*Problem statement*.
Every entry below should be printed exactly, without its images.

Collection entries
■ ■ ■

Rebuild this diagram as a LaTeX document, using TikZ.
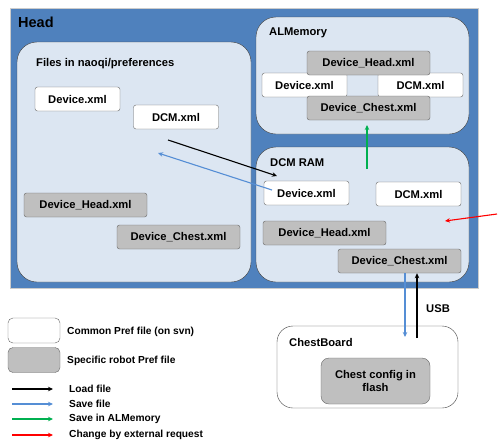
\documentclass[tikz,border=0pt]{standalone}
\usepackage{fontspec}
\setmainfont{Liberation Sans}
\usetikzlibrary{arrows.meta,positioning}

\definecolor{headblue}{HTML}{4F81BD}
\definecolor{areablue}{HTML}{DCE6F2}
\definecolor{saveblue}{HTML}{558ED5}
\definecolor{memgreen}{HTML}{00B050}

\begin{document}
\begin{tikzpicture}[x=1pt,y=-1pt,
	every node/.style={font=\bfseries\fontsize{11.2}{13}\selectfont},
	file/.style={draw=black!60, rounded corners=2.5pt, fill=white, minimum width=85pt, minimum height=24pt, inner sep=0pt},
	robotfile/.style={file, fill=black!25, minimum width=123pt},
	area/.style={draw=black!75, fill=areablue, rounded corners=20pt},
	label/.style={anchor=west, inner sep=0pt},
	legendtext/.style={label, font=\bfseries\fontsize{10.2}{12}\selectfont},
	link/.style={-{Stealth[length=5pt,width=4.5pt]}, line width=1.1pt}]

	\useasboundingbox (0,0) rectangle (500,445);

	% Head
	\draw[black!20, fill=headblue] (10,8) rectangle (478,288);
	\node[label, font=\bfseries\fontsize{14.5}{16}\selectfont] (head) at (18,22) {Head};

	% Files in naoqi/preferences
	\draw[area] (17,42) rectangle (251,282);
	\node[label] (prefs) at (36,64) {Files in naoqi/preferences};
	\node[file] (prefdev) at (77.5,99) {Device.xml};
	\node[file] (prefdcm) at (176,117) {DCM.xml};
	\node[robotfile] (prefhead) at (85.5,205) {Device\_Head.xml};
	\node[robotfile] (prefchest) at (178.5,237) {Device\_Chest.xml};

	% ALMemory
	\draw[area] (256,17) rectangle (469,134);
	\node[label] (mem) at (269,33) {ALMemory};
	\node[file] (memdev) at (304.5,85) {Device.xml};
	\node[file] (memdcm) at (420.5,85) {DCM.xml};
	\node[robotfile] (memhead) at (368.5,63) {Device\_Head.xml};
	\node[robotfile] (memchest) at (368.5,108) {Device\_Chest.xml};

	% DCM RAM
	\draw[area] (256,147) rectangle (469,282);
	\node[label] (ram) at (270,163) {DCM RAM};
	\node[file] (ramdev) at (306.5,193) {Device.xml};
	\node[file] (ramdcm) at (418.5,194) {DCM.xml};
	\node[robotfile] (ramhead) at (324.5,233) {Device\_Head.xml};
	\node[robotfile] (ramchest) at (399.5,261) {Device\_Chest.xml};

	% ChestBoard
	\draw[draw=black!75, fill=white, rounded corners=16pt] (277,326) rectangle (458,408);
	\node[label] (board) at (289,342) {ChestBoard};
	\node[robotfile, minimum width=109pt, minimum height=46pt, rounded corners=8pt, align=center] (flash) at (375.5,381) {Chest config in\\flash};

	% arrows
	\coordinate (loadfrom) at (168,140);
	\coordinate (loadto) at (277,176);
	\coordinate (savefrom) at (272,190);
	\coordinate (saveto) at (158,153);
	\coordinate (memfrom) at (367,169);
	\coordinate (memto) at (367,125);
	\coordinate (extfrom) at (497,214);
	\coordinate (extto) at (445,221);
	\coordinate (usbsave) at (405,337);
	\coordinate (usbload) at (417,338);
	\draw[link] (loadfrom) -- (loadto);
	\draw[link, saveblue] (savefrom) -- (saveto);
	\draw[link, memgreen] (memfrom) -- (memto);
	\draw[link, red] (extfrom) -- (extto);
	\draw[link, saveblue] (ramchest.south -| usbsave) -- (usbsave);
	\draw[link] (usbload) -- (ramchest.south -| usbload);
	\node[label] (usb) at (426,309) {USB};

	% legend
	\node[file, minimum width=52pt, minimum height=25pt, rounded corners=5pt] (common) at (34,330.5) {};
	\node[file, fill=black!25, minimum width=52pt, minimum height=25pt, rounded corners=5pt] (specific) at (34,360) {};
	\node[legendtext] at (67,332) {Common Pref file (on svn)};
	\node[legendtext] at (67,361) {Specific robot Pref file};
	\foreach \y/\c/\t in {389/black/Load file, 404/saveblue/Save file, 419/memgreen/Save in ALMemory, 435/red/Change by external request} {
		\draw[link, \c] (12,\y) -- (53,\y);
		\node[legendtext] at (69,\y) {\t};
	}

\end{tikzpicture}
\end{document}
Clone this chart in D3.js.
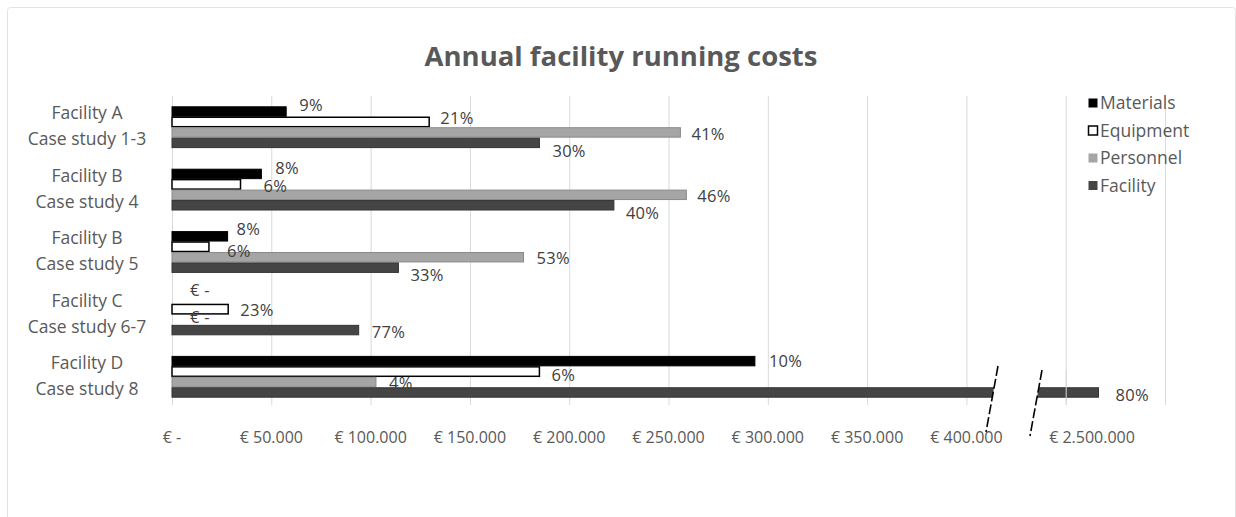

■ ■ ■

*Solution to the problem*.
Rebuild this diagram as a LaTeX document, using TikZ.
\documentclass[tikz,border=0pt]{standalone}
\usepackage{fontspec}
\setmainfont{Liberation Sans}
\usetikzlibrary{arrows.meta,positioning}

\definecolor{headblue}{HTML}{4F81BD}
\definecolor{areablue}{HTML}{DCE6F2}
\definecolor{saveblue}{HTML}{558ED5}
\definecolor{memgreen}{HTML}{00B050}

\begin{document}
\begin{tikzpicture}[x=1pt,y=-1pt,
	every node/.style={font=\bfseries\fontsize{11.2}{13}\selectfont},
	file/.style={draw=black!60, rounded corners=2.5pt, fill=white, minimum width=85pt, minimum height=24pt, inner sep=0pt},
	robotfile/.style={file, fill=black!25, minimum width=123pt},
	area/.style={draw=black!75, fill=areablue, rounded corners=20pt},
	label/.style={anchor=west, inner sep=0pt},
	legendtext/.style={label, font=\bfseries\fontsize{10.2}{12}\selectfont},
	link/.style={-{Stealth[length=5pt,width=4.5pt]}, line width=1.1pt}]

	\useasboundingbox (0,0) rectangle (500,445);

	% Head
	\draw[black!20, fill=headblue] (10,8) rectangle (478,288);
	\node[label, font=\bfseries\fontsize{14.5}{16}\selectfont] (head) at (18,22) {Head};

	% Files in naoqi/preferences
	\draw[area] (17,42) rectangle (251,282);
	\node[label] (prefs) at (36,64) {Files in naoqi/preferences};
	\node[file] (prefdev) at (77.5,99) {Device.xml};
	\node[file] (prefdcm) at (176,117) {DCM.xml};
	\node[robotfile] (prefhead) at (85.5,205) {Device\_Head.xml};
	\node[robotfile] (prefchest) at (178.5,237) {Device\_Chest.xml};

	% ALMemory
	\draw[area] (256,17) rectangle (469,134);
	\node[label] (mem) at (269,33) {ALMemory};
	\node[file] (memdev) at (304.5,85) {Device.xml};
	\node[file] (memdcm) at (420.5,85) {DCM.xml};
	\node[robotfile] (memhead) at (368.5,63) {Device\_Head.xml};
	\node[robotfile] (memchest) at (368.5,108) {Device\_Chest.xml};

	% DCM RAM
	\draw[area] (256,147) rectangle (469,282);
	\node[label] (ram) at (270,163) {DCM RAM};
	\node[file] (ramdev) at (306.5,193) {Device.xml};
	\node[file] (ramdcm) at (418.5,194) {DCM.xml};
	\node[robotfile] (ramhead) at (324.5,233) {Device\_Head.xml};
	\node[robotfile] (ramchest) at (399.5,261) {Device\_Chest.xml};

	% ChestBoard
	\draw[draw=black!75, fill=white, rounded corners=16pt] (277,326) rectangle (458,408);
	\node[label] (board) at (289,342) {ChestBoard};
	\node[robotfile, minimum width=109pt, minimum height=46pt, rounded corners=8pt, align=center] (flash) at (375.5,381) {Chest config in\\flash};

	% arrows
	\coordinate (loadfrom) at (168,140);
	\coordinate (loadto) at (277,176);
	\coordinate (savefrom) at (272,190);
	\coordinate (saveto) at (158,153);
	\coordinate (memfrom) at (367,169);
	\coordinate (memto) at (367,125);
	\coordinate (extfrom) at (497,214);
	\coordinate (extto) at (445,221);
	\coordinate (usbsave) at (405,337);
	\coordinate (usbload) at (417,338);
	\draw[link] (loadfrom) -- (loadto);
	\draw[link, saveblue] (savefrom) -- (saveto);
	\draw[link, memgreen] (memfrom) -- (memto);
	\draw[link, red] (extfrom) -- (extto);
	\draw[link, saveblue] (ramchest.south -| usbsave) -- (usbsave);
	\draw[link] (usbload) -- (ramchest.south -| usbload);
	\node[label] (usb) at (426,309) {USB};

	% legend
	\node[file, minimum width=52pt, minimum height=25pt, rounded corners=5pt] (common) at (34,330.5) {};
	\node[file, fill=black!25, minimum width=52pt, minimum height=25pt, rounded corners=5pt] (specific) at (34,360) {};
	\node[legendtext] at (67,332) {Common Pref file (on svn)};
	\node[legendtext] at (67,361) {Specific robot Pref file};
	\foreach \y/\c/\t in {389/black/Load file, 404/saveblue/Save file, 419/memgreen/Save in ALMemory, 435/red/Change by external request} {
		\draw[link, \c] (12,\y) -- (53,\y);
		\node[legendtext] at (69,\y) {\t};
	}

\end{tikzpicture}
\end{document}
Clone this chart in D3.js.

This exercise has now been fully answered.